Another 9am start. Team arrives with luggage to the public Adam Mickelwicz University (after the famous Polish poet of the same name), the largest university in Poznan.
Poznan is a student city, with c.a. 150, 000 students with a population of c.a. 600,000. The city had a different feel both in terms of aesthetic and vibe, in both respects it resembles a Polish version of a UK university town.
First a meeting with a HE researcher at AMU, providing us with a great insight into research and research policy in Poland. Though not one of the three main themes we may mention something in the report, if we can find space.
This was then followed by a meeting with AMU’s financial director who gave us an account of how finances are managed in public universities.
Next a meeting about the three main theme of this tour with a senior academic, AMU’s Pro-rector for Research and International Relations.
We then had a tour of AMU’s (most impressive) Morasko Campus.
Then a pleasant surprise.

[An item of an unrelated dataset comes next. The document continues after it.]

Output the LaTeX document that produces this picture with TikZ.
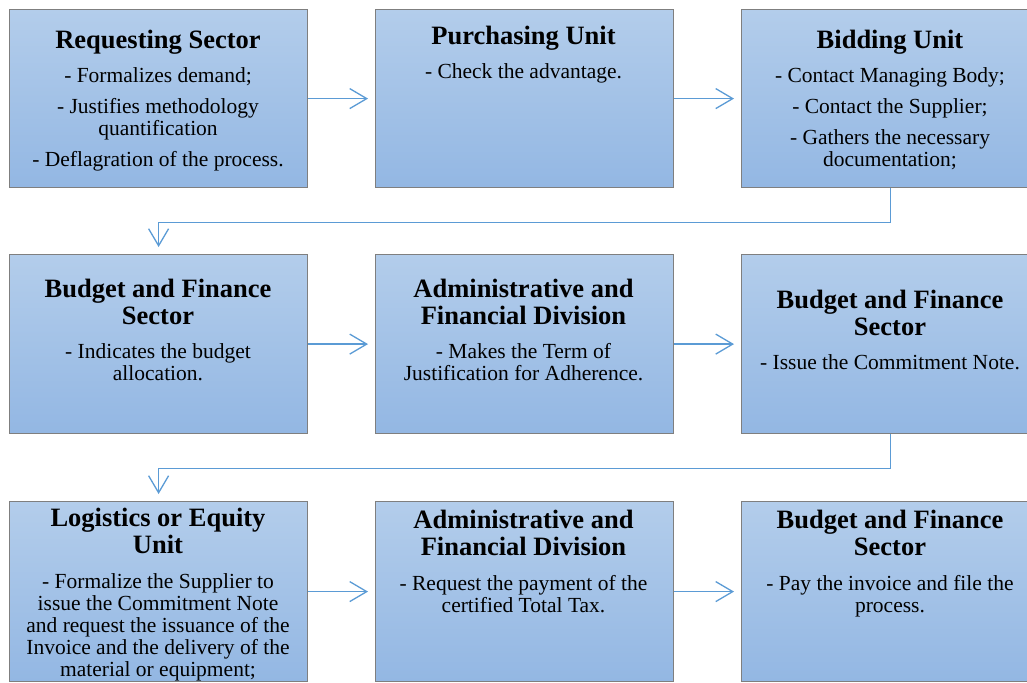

We had some time to visit Collegium Da Vinci, a smaller private provider that has a very creative ethos, with a brief meeting with the Chancellor.
Again, the three points that struck us most today about Polish HE were:
- The private sector is not just business degrees, with also distinctive offerings in creative and niche markets.
- The physical infrastructure and estates in public universities has been invested in over the last ten years. The best compares well with the best in the UK, and Polish HEIs have been successful in securing EU investment to this end.
- The public universities have been in recent years moving to decentralised budgeting and even space charging, as well as greater overall reform of their financial systems.
Then it was a seven hour train journey to Krakow. The team spent a lot of long days in meetings, absorbing and making notes on vast amounts of material, and travelling between venues. Perhaps not surprisingly they fell asleep while I was drafting this blogpost. Then a midnight check in and to bed!
I may have broken them – sorry! Anyway, welcome Krakow.